* begin *

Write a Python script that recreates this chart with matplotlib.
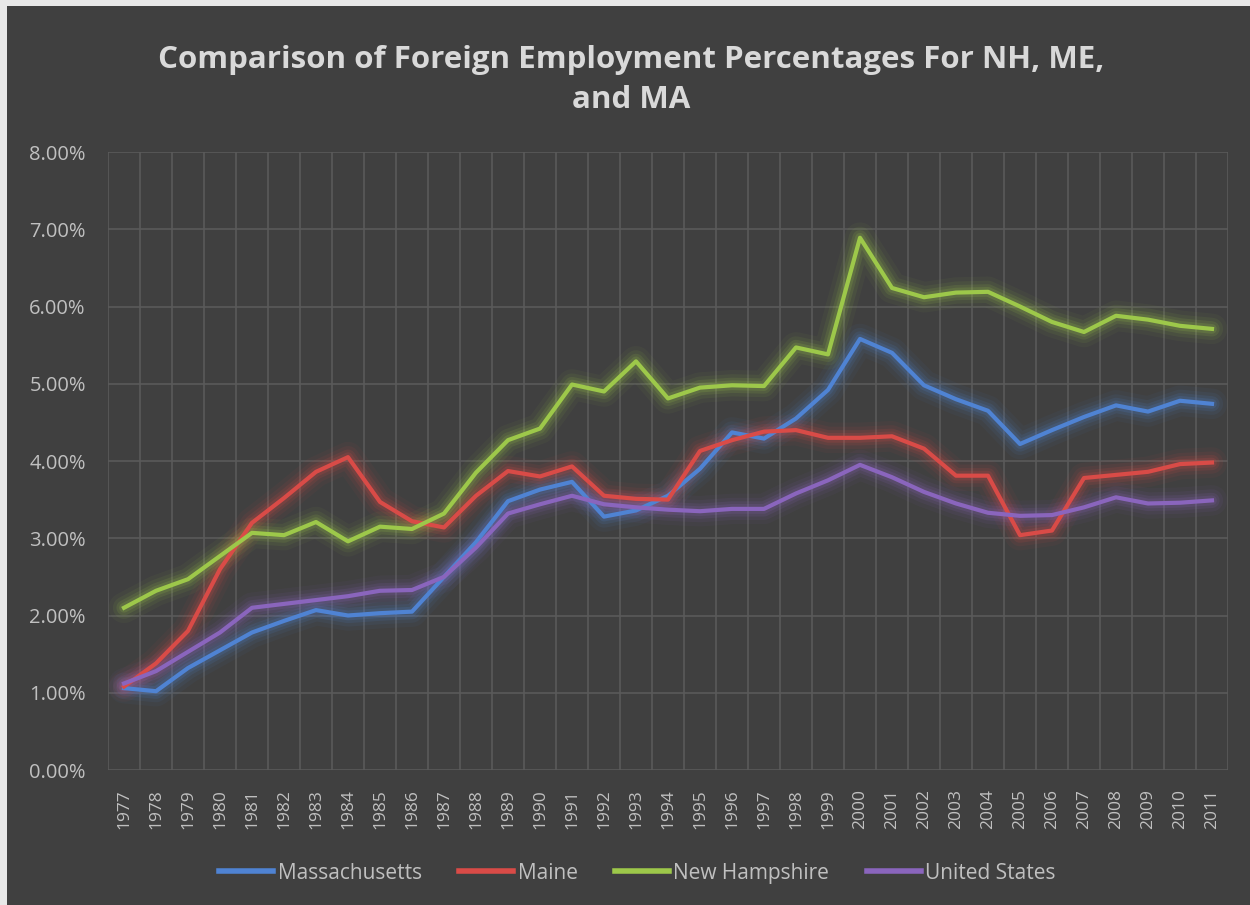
import matplotlib
matplotlib.use("Agg")
import matplotlib.pyplot as plt
import matplotlib.patches as mpatches
from matplotlib.ticker import FuncFormatter, MultipleLocator, FixedLocator
import numpy as np

years = list(range(1977, 2012))
massachusetts = [1.06, 1.02, 1.32, 1.55, 1.78, 1.93, 2.07, 2.00, 2.03, 2.05,
                 2.50, 2.95, 3.48, 3.63, 3.73, 3.28, 3.36, 3.55, 3.90, 4.37,
                 4.29, 4.55, 4.92, 5.58, 5.40, 4.98, 4.80, 4.65, 4.22, 4.40,
                 4.57, 4.72, 4.64, 4.78, 4.74]
maine = [1.08, 1.38, 1.80, 2.60, 3.20, 3.52, 3.86, 4.05, 3.47, 3.22,
         3.14, 3.55, 3.87, 3.80, 3.93, 3.55, 3.51, 3.50, 4.13, 4.27,
         4.38, 4.40, 4.30, 4.30, 4.32, 4.16, 3.81, 3.81, 3.04, 3.10,
         3.78, 3.82, 3.86, 3.96, 3.98]
new_hampshire = [2.10, 2.32, 2.47, 2.77, 3.07, 3.04, 3.21, 2.96, 3.15, 3.12,
                 3.32, 3.85, 4.27, 4.42, 4.99, 4.90, 5.29, 4.81, 4.95, 4.98,
                 4.97, 5.47, 5.38, 6.89, 6.24, 6.12, 6.18, 6.19, 6.00, 5.80,
                 5.67, 5.88, 5.83, 5.75, 5.71]
united_states = [1.12, 1.28, 1.53, 1.78, 2.10, 2.15, 2.20, 2.25, 2.32, 2.33,
                 2.50, 2.88, 3.32, 3.44, 3.55, 3.44, 3.40, 3.37, 3.35, 3.38,
                 3.38, 3.58, 3.75, 3.95, 3.79, 3.60, 3.45, 3.33, 3.29, 3.30,
                 3.40, 3.53, 3.45, 3.46, 3.49]

series_names = ["Massachusetts", "Maine", "New Hampshire", "United States"]
series_values = [massachusetts, maine, new_hampshire, united_states]
colors = ["#4f83d3", "#d94b47", "#9dc84a", "#8a65bd"]

title = "Comparison of Foreign Employment Percentages For NH, ME,\nand MA"

BG = "#404040"
GRID = "#5a5a5a"
TXT = "#c0c0c0"
FAM = ["Open Sans", "DejaVu Sans"]

fig = plt.figure(figsize=(12.5, 9.05), dpi=100, facecolor=BG)
ax = fig.add_axes([108/1250, 135/905, 1120/1250, 618/905], facecolor=BG)

x = np.arange(len(years))
for vals, c, name in zip(series_values, colors, series_names):
    for lw, a in [(22, 0.05), (16, 0.08), (11, 0.12), (7, 0.16)]:
        ax.plot(x, vals, color=c, lw=lw, alpha=a, solid_capstyle="round",
                solid_joinstyle="round", zorder=2)
for vals, c, name in zip(series_values, colors, series_names):
    ax.plot(x, vals, color=c, lw=3.0, label=name, solid_joinstyle="round", zorder=3)

ax.set_xlim(-0.5, len(years) - 0.5)
ax.set_ylim(0, 8)
ax.yaxis.set_major_locator(MultipleLocator(1))
ax.yaxis.set_major_formatter(FuncFormatter(lambda v, p: f"{v:.2f}%"))
ax.set_xticks(x)
ax.set_xticklabels([str(y) for y in years], rotation=90)
ax.xaxis.set_minor_locator(FixedLocator(np.arange(-0.5, len(years), 1)))
ax.grid(True, which="major", axis="y", color=GRID, lw=1.2, zorder=1)
ax.grid(True, which="minor", axis="x", color=GRID, lw=1.2, zorder=1)
ax.set_axisbelow(True)
for s in ax.spines.values():
    s.set_visible(False)
ax.tick_params(axis="both", which="both", length=0, colors=TXT)
ax.tick_params(axis="y", pad=16, labelsize=14.5)
ax.tick_params(axis="x", pad=14, labelsize=12.5)
for lab in ax.get_yticklabels() + ax.get_xticklabels():
    lab.set_fontfamily(FAM)

fig.text(0.505, 1 - 80/905, title, ha="center", va="center", fontsize=22.5,
         fontweight="bold", color="#d9d9d9", linespacing=1.45, family=FAM)

leg = fig.legend(loc="center", bbox_to_anchor=(0.51, 1 - 873/905), ncol=4,
                 frameon=False, handlelength=2.6, handletextpad=0.2,
                 columnspacing=1.8, prop={"family": FAM, "size": 15})
for t in leg.get_texts():
    t.set_color(TXT)
for h in leg.get_lines():
    h.set_linewidth(4)

# white border strips at top and left like the reference screenshot
fig.patches.append(mpatches.Rectangle((0, 1 - 6/905), 1, 6/905, transform=fig.transFigure,
                                      facecolor="#e8e8e8", edgecolor="none", zorder=10))
fig.patches.append(mpatches.Rectangle((0, 0), 7/1250, 1, transform=fig.transFigure,
                                      facecolor="#e8e8e8", edgecolor="none", zorder=10))

fig.savefig("out.png", dpi=100, facecolor=BG)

* end *

Direction:
Set down again, exactly, the lines of the material above from its first line to the one with "import numpy as np", inclusive. Leave the pictures out.

Output of the exercise:
Write a Python script that recreates this chart with matplotlib.
import matplotlib
matplotlib.use("Agg")
import matplotlib.pyplot as plt
import matplotlib.patches as mpatches
from matplotlib.ticker import FuncFormatter, MultipleLocator, FixedLocator
import numpy as np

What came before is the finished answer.